New Australian single uses eye-controlled music technology

New Australian single uses eye-controlled music technology

The first Australian single to use eye-controlled music technology is released this week.

It is a team-up by Sydney based musician and producer Steve Balbi and illustrator, writer, author and musician Jessica Irwin.

Irwin has physical limitations due to cerebral palsy, and her mind and eyes are the only things that she has full control over.

Balbi has played in, or produced, Noiseworks, Electric Hippies, Little River Band, Juice, Jenny Morris, Pearls & Swine, Toe to Toe, Vincent Stone, Fyre Byrd and Christine Anu, among many others.

In 1999, he sat in on vocals and guitar for David Bowie’s Hours sessions with Marius de Vries.

Irwin first met Balbi five years ago, after attending one of his gigs. They promised to one day work together.

In 2017 she accompanied Balbi at Telstra Vantage, performing live in front of 3,500 people.

She says, “I’ve always believed that if you can imagine it, you can achieve it. And I’ve always dreamed of making music.

“Today, through the magic of eye-controlled technology, my dream comes true.

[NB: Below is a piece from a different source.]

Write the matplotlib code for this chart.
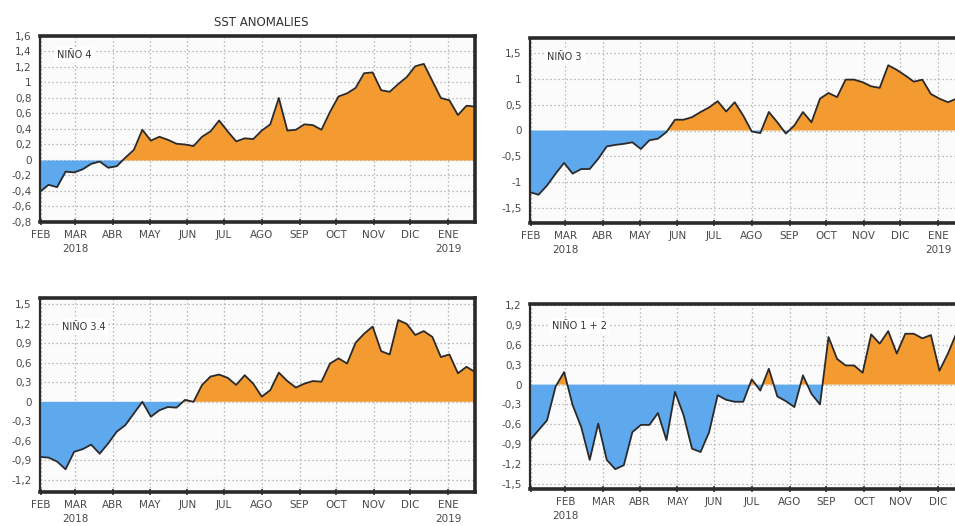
import matplotlib
matplotlib.use("Agg")
import matplotlib.pyplot as plt
import numpy as np
import pandas as pd

plt.rcParams['font.family'] = ['DejaVu Sans']

# Weekly SST anomalies (°C), weeks centred on Wednesday
weeks = pd.date_range('2018-01-31', periods=52, freq='7D')

nino4 = [-0.41, -0.32, -0.35, -0.15, -0.16, -0.12, -0.05, -0.02, -0.10, -0.08,
         0.03, 0.13, 0.39, 0.25, 0.30, 0.26, 0.21, 0.20, 0.18, 0.30,
         0.37, 0.51, 0.37, 0.24, 0.28, 0.27, 0.38, 0.46, 0.80, 0.38,
         0.39, 0.46, 0.45, 0.39, 0.62, 0.82, 0.86, 0.93, 1.12, 1.13,
         0.90, 0.88, 0.98, 1.07, 1.21, 1.24, 1.02, 0.80, 0.77, 0.58,
         0.70, 0.69]

nino3 = [-1.20, -1.25, -1.07, -0.84, -0.63, -0.84, -0.75, -0.75, -0.55, -0.31,
         -0.28, -0.26, -0.23, -0.36, -0.19, -0.16, -0.03, 0.21, 0.21, 0.26,
         0.36, 0.45, 0.57, 0.37, 0.55, 0.29, -0.02, -0.05, 0.36, 0.16,
         -0.06, 0.10, 0.36, 0.16, 0.62, 0.73, 0.65, 0.99, 0.99, 0.94,
         0.86, 0.83, 1.27, 1.18, 1.07, 0.95, 0.99, 0.71, 0.62, 0.55,
         0.62, 0.58]

nino34 = [-0.85, -0.86, -0.92, -1.04, -0.77, -0.73, -0.66, -0.80, -0.64, -0.46,
          -0.36, -0.18, 0.00, -0.23, -0.13, -0.08, -0.09, 0.03, 0.00, 0.26,
          0.39, 0.42, 0.37, 0.26, 0.41, 0.28, 0.08, 0.18, 0.45, 0.32,
          0.22, 0.28, 0.32, 0.31, 0.59, 0.67, 0.59, 0.91, 1.05, 1.16,
          0.78, 0.73, 1.26, 1.20, 1.03, 1.09, 1.00, 0.69, 0.73, 0.44,
          0.54, 0.46]

nino12 = [-0.84, -0.69, -0.54, -0.03, 0.19, -0.31, -0.64, -1.14, -0.59, -1.14,
          -1.28, -1.22, -0.72, -0.61, -0.61, -0.43, -0.84, -0.11, -0.46, -0.97,
          -1.02, -0.72, -0.16, -0.23, -0.26, -0.26, 0.08, -0.09, 0.24, -0.18,
          -0.25, -0.34, 0.14, -0.14, -0.30, 0.72, 0.39, 0.29, 0.29, 0.18,
          0.76, 0.62, 0.81, 0.47, 0.77, 0.77, 0.70, 0.75, 0.21, 0.47,
          0.78, 0.85]

month_ticks = pd.date_range('2018-02-01', periods=12, freq='MS')
month_labels = ['FEB', 'MAR\n2018', 'ABR', 'MAY', 'JUN', 'JUL', 'AGO', 'SEP',
                'OCT', 'NOV', 'DIC', 'ENE\n2019']
month_labels_12 = ['', 'FEB\n2018', 'MAR', 'ABR', 'MAY', 'JUN', 'JUL', 'AGO',
                   'SEP', 'OCT', 'NOV', 'DIC']

ORANGE = '#F39B30'
BLUE = '#5EA8EE'
LINE = '#2a2a2a'
TEXT = '#4a4a4a'

W, H = 955, 526
fig = plt.figure(figsize=(W / 100, H / 100), dpi=100)


def px_axes(left, top, width, height):
    return fig.add_axes([left / W, 1 - (top + height) / H, width / W, height / H])


def fmt(v):
    s = f"{v:.1f}"
    if s.endswith('.0'):
        s = s[:-2]
    if s == '-0':
        s = '0'
    return s.replace('.', ',')


def panel(ax, values, name, ylim, yticks, xlabels, name_xy):
    y = np.array(values)
    ax.set_facecolor('#fbfbfb')
    ax.fill_between(weeks, 0, y, where=y >= 0, interpolate=True,
                    color=ORANGE, lw=0, zorder=2)
    ax.fill_between(weeks, 0, y, where=y <= 0, interpolate=True,
                    color=BLUE, lw=0, zorder=2)
    ax.plot(weeks, y, color=LINE, lw=1.3, zorder=3)
    ax.set_xlim(weeks[0], weeks[-1])
    ax.set_ylim(*ylim)
    ax.set_yticks(yticks)
    ax.set_yticklabels([fmt(v) for v in yticks])
    ax.set_xticks(month_ticks)
    ax.set_xticklabels(xlabels, linespacing=1.45)
    ax.grid(True, color='#a8a8a8', linestyle=(0, (1, 2.2)), linewidth=0.9, zorder=1)
    ax.set_axisbelow(True)
    ax.tick_params(axis='x', direction='inout', length=5, width=1.2, color='#333333',
                   pad=3.5, labelsize=7.5, labelcolor=TEXT)
    ax.tick_params(axis='y', length=0, pad=6, labelsize=7.5, labelcolor=TEXT)
    for side in ('top', 'bottom', 'right'):
        ax.spines[side].set_linewidth(2.6)
        ax.spines[side].set_color('#2a2a2a')
    ax.spines['left'].set_linewidth(1.6)
    ax.spines['left'].set_color('#2a2a2a')
    ax.text(name_xy[0], name_xy[1], name, transform=ax.transAxes, fontsize=7,
            color='#333333', va='center', ha='left', zorder=5,
            bbox=dict(facecolor='white', edgecolor='none', pad=2))


ax1 = px_axes(40, 36, 435, 186)
panel(ax1, nino4, 'NIÑO 4', (-0.8, 1.6), np.round(np.arange(-0.8, 1.61, 0.2), 1),
      month_labels, (0.04, 0.9))

ax2 = px_axes(530, 38, 435, 185)
panel(ax2, nino3, 'NIÑO 3', (-1.8, 1.8), np.round(np.arange(-1.5, 1.51, 0.5), 1),
      month_labels, (0.04, 0.9))

ax3 = px_axes(40, 298, 435, 194)
panel(ax3, nino34, 'NIÑO 3.4', (-1.39, 1.6), np.round(np.arange(-1.2, 1.51, 0.3), 1),
      month_labels, (0.05, 0.85))

ax4 = px_axes(530, 304, 435, 185)
panel(ax4, nino12, 'NIÑO 1 + 2', (-1.58, 1.22), np.round(np.arange(-1.5, 1.21, 0.3), 1),
      month_labels_12, (0.05, 0.88))

fig.text(261 / W, 1 - 22 / H, 'SST ANOMALIES', ha='center', va='center',
         fontsize=8.5, color='#333333')

fig.savefig('out.png', dpi=100)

And what better way to celebrate than to record a single with my friend and mentor, Steve Balbi.”

The technology involved was developed by Australian bio-medical engineer Dr Jordan Nguyen and his team at Psykinetic.

Atmosphere, the eye-controlled music software, allows people living with high-level physical disability to use only their eyes to make music.

The track ‘Winners’, previously on Balbi’s solo album from some years ago, comes with a Psykinetic Mix’ available on digital download and streaming and marks a world first as the first single recorded with the assistance of Atmosphere.

Atmosphere has already featured at numerous world-first performances, with Irwin accompanying the Australian Piano Quartet at the Sydney Opera House and TEDx Salon.

At 20 years of age, a life-changing accident led Dr Jordan to meet a number of his current friends who inspired a strong belief in human potential.

Since then he has worked to create inclusive technologies aimed at improving quality of life and independence for people with disability— 1.4 million Australians (1 in 18) live with severe or profound disability. – through Psykinetic.

Balbi sums up: “This is the place where technology and the human spirit meet.”